---- DATA EXCERPT

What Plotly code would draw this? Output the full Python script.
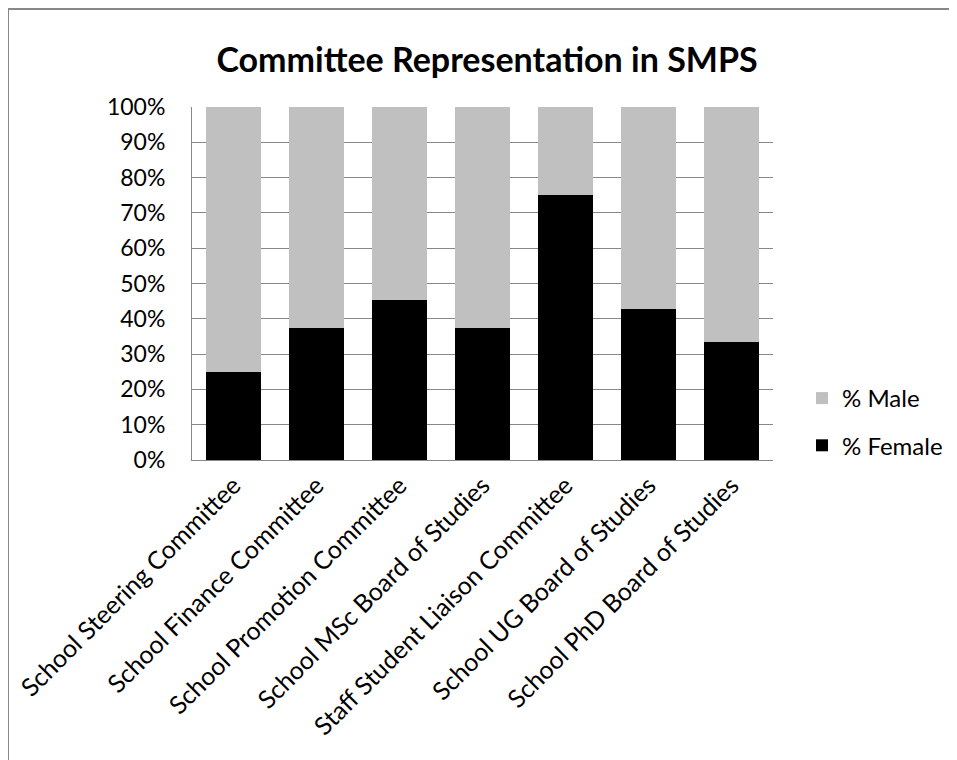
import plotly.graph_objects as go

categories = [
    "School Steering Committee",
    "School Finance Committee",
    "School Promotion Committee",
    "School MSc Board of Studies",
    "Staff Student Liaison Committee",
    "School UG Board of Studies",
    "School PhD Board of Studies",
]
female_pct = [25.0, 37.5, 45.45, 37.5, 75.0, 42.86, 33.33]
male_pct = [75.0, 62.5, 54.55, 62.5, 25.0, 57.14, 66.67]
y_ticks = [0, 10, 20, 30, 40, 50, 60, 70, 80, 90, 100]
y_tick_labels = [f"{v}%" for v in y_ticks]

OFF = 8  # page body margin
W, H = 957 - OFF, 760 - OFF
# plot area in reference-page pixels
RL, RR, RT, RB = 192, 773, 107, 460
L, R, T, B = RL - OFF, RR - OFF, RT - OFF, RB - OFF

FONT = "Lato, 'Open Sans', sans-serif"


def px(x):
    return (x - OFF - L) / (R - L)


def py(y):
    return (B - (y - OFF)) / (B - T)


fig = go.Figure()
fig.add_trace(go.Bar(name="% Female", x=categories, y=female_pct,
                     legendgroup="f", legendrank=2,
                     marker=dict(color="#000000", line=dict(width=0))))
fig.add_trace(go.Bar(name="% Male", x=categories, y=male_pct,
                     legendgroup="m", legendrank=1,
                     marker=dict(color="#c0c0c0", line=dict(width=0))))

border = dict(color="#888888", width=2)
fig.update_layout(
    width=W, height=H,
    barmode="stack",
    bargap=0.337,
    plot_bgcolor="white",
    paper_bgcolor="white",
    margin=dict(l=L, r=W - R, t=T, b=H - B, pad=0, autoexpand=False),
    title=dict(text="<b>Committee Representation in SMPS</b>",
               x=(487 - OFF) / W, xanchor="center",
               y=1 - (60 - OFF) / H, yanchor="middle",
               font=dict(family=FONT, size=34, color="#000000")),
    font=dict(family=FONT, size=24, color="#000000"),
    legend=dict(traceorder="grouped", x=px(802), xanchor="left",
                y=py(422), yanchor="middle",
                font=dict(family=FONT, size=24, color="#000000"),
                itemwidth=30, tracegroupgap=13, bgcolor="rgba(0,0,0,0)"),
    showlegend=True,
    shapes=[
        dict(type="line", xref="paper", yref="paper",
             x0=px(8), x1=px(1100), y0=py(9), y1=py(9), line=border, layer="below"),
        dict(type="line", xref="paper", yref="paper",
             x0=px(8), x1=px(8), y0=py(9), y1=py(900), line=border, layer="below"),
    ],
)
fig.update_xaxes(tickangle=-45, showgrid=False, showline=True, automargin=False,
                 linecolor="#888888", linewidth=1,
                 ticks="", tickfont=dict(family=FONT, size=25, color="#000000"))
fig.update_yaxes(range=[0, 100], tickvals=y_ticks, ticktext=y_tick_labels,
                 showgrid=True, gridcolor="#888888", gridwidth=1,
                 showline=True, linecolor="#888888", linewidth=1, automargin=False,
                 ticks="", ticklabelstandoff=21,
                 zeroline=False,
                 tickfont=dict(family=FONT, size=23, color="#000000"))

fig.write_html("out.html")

--------

From the first line above down to the line with "import plotly.graph_objects as go", reproduce every line and no others, omitting pictures.

What Plotly code would draw this? Output the full Python script.
import plotly.graph_objects as go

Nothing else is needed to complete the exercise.